▶ _The task_
Gather, from the listing beneath this task, every line holding the string "with".

▶ _Entries_

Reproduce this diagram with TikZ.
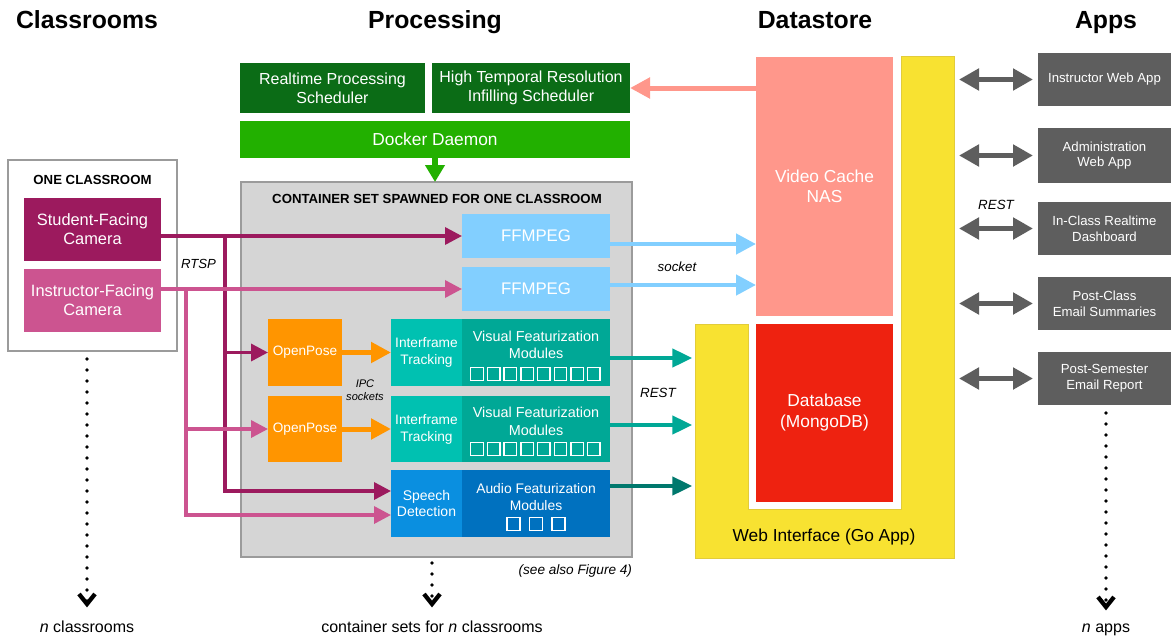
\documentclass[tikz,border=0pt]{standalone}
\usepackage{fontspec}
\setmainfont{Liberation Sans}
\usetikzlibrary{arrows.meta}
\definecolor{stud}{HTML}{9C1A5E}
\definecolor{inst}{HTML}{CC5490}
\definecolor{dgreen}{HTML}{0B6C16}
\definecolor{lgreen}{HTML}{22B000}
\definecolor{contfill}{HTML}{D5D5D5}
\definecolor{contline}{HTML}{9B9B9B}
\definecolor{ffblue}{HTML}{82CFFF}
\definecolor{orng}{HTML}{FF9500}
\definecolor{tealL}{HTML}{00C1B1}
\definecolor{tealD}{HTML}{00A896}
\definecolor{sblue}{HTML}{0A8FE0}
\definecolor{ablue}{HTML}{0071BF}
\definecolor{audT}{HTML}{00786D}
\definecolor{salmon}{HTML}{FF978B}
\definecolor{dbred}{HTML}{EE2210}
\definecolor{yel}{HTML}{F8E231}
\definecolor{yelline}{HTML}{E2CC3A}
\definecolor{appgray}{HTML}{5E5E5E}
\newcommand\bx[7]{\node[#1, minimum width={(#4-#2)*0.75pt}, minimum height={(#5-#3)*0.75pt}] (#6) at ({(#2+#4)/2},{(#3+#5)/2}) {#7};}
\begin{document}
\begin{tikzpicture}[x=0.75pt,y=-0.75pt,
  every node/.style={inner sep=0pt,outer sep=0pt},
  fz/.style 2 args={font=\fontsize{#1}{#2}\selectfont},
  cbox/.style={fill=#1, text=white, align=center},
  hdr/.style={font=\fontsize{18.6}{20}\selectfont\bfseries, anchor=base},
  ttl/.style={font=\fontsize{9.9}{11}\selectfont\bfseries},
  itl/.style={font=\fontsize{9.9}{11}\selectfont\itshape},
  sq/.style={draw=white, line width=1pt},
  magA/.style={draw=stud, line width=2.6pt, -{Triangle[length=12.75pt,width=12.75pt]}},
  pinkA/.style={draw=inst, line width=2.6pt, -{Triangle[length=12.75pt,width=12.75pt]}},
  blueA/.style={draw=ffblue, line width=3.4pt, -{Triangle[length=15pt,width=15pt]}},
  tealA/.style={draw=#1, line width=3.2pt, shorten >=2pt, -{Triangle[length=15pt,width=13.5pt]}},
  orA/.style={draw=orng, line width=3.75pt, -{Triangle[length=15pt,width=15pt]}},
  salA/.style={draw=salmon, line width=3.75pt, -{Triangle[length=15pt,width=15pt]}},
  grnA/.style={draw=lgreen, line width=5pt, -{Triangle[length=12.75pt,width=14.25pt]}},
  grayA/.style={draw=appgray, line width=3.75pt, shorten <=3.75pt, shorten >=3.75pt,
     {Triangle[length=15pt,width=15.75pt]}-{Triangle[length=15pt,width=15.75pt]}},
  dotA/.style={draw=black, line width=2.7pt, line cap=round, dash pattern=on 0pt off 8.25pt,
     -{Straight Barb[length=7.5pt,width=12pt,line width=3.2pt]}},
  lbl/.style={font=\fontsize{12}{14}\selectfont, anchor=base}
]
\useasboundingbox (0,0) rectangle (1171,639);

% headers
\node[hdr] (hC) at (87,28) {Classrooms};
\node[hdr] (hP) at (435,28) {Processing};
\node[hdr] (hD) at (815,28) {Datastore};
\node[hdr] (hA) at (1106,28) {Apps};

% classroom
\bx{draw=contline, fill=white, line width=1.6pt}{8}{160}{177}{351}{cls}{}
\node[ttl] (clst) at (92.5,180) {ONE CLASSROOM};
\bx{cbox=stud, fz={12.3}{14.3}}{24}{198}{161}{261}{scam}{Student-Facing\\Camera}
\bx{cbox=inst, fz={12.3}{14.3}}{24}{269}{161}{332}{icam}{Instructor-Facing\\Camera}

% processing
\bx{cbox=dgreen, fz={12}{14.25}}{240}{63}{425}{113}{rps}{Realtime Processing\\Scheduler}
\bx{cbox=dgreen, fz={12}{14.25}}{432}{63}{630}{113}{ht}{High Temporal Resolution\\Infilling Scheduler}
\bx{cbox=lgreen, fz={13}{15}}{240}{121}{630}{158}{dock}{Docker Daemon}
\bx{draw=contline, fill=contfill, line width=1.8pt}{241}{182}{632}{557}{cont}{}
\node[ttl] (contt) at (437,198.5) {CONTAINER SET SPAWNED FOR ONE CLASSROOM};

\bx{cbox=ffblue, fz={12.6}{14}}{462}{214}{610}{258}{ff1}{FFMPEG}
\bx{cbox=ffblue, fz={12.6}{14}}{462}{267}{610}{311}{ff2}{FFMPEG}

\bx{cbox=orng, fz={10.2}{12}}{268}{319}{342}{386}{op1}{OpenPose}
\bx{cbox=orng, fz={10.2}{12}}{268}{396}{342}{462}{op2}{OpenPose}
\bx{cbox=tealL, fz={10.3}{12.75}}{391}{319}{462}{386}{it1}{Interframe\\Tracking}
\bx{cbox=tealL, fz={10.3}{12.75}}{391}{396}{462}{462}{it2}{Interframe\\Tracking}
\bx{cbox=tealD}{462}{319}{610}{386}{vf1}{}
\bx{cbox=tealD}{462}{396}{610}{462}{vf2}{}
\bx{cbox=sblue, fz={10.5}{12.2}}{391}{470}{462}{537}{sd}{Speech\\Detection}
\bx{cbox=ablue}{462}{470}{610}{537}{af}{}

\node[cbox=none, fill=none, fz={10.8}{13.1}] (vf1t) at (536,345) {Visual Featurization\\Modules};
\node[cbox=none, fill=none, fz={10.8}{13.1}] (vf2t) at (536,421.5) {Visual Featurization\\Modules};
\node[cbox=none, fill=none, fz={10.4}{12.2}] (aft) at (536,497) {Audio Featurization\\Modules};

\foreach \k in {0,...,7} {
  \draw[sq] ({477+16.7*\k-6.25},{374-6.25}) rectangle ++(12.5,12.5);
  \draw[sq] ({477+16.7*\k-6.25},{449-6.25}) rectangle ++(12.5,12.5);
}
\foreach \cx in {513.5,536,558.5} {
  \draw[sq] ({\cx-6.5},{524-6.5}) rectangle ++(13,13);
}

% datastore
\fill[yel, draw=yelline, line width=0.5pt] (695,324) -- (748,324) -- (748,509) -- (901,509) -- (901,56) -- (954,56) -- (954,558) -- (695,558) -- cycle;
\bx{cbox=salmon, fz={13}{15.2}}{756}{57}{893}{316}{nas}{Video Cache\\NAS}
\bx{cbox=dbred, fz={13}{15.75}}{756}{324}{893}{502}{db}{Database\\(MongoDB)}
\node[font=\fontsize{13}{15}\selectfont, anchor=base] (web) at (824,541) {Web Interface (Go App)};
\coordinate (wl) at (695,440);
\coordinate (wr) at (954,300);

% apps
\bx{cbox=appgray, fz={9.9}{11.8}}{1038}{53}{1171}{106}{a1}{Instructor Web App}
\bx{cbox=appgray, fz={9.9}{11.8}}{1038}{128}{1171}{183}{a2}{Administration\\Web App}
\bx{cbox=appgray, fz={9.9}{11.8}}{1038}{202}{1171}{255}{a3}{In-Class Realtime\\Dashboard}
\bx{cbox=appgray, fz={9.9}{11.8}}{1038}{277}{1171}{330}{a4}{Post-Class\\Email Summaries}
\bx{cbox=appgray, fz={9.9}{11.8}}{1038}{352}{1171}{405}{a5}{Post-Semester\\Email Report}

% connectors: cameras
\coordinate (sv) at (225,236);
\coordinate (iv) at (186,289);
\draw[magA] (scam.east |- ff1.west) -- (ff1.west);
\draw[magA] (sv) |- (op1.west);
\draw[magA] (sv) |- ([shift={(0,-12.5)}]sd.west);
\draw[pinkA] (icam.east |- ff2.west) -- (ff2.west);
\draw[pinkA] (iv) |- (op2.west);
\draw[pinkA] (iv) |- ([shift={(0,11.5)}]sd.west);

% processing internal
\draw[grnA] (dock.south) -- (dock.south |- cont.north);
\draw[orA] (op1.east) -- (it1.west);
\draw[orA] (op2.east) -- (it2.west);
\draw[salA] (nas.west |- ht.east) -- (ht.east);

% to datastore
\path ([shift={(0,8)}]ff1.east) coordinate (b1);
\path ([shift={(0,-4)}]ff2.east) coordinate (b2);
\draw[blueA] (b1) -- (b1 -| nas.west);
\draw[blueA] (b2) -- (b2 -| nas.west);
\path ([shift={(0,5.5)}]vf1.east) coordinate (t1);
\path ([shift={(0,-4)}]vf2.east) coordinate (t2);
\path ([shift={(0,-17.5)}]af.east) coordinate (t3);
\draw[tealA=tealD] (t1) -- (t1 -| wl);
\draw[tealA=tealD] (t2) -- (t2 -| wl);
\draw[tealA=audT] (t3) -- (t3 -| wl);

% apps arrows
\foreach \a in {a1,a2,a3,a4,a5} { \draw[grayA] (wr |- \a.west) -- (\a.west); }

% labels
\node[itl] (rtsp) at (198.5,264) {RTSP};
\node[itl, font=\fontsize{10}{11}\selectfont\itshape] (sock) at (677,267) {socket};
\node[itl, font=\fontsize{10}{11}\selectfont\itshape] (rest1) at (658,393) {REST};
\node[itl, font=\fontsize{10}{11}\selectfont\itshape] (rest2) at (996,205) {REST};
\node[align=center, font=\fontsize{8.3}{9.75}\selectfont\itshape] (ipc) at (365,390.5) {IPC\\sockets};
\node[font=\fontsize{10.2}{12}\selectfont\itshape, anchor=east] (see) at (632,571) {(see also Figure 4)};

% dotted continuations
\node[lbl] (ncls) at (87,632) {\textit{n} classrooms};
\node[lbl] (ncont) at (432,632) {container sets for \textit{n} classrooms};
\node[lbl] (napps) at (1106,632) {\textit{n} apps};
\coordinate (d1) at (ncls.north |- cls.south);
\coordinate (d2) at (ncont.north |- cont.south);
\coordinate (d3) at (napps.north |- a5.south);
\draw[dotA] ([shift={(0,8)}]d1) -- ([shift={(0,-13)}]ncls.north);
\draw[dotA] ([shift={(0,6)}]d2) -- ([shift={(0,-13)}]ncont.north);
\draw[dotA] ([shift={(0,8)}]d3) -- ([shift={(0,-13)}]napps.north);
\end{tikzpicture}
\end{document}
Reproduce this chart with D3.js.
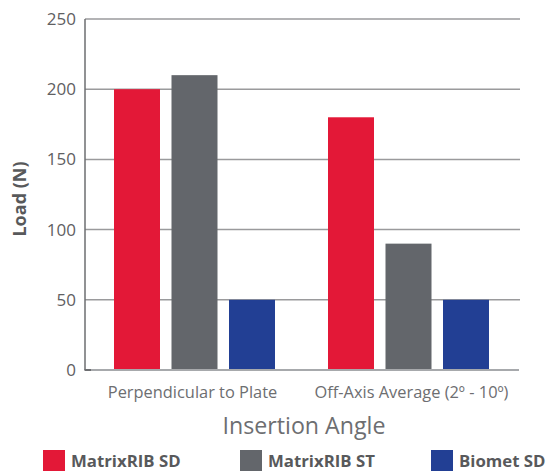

▶ _Full output_
Reproduce this diagram with TikZ.
Reproduce this chart with D3.js.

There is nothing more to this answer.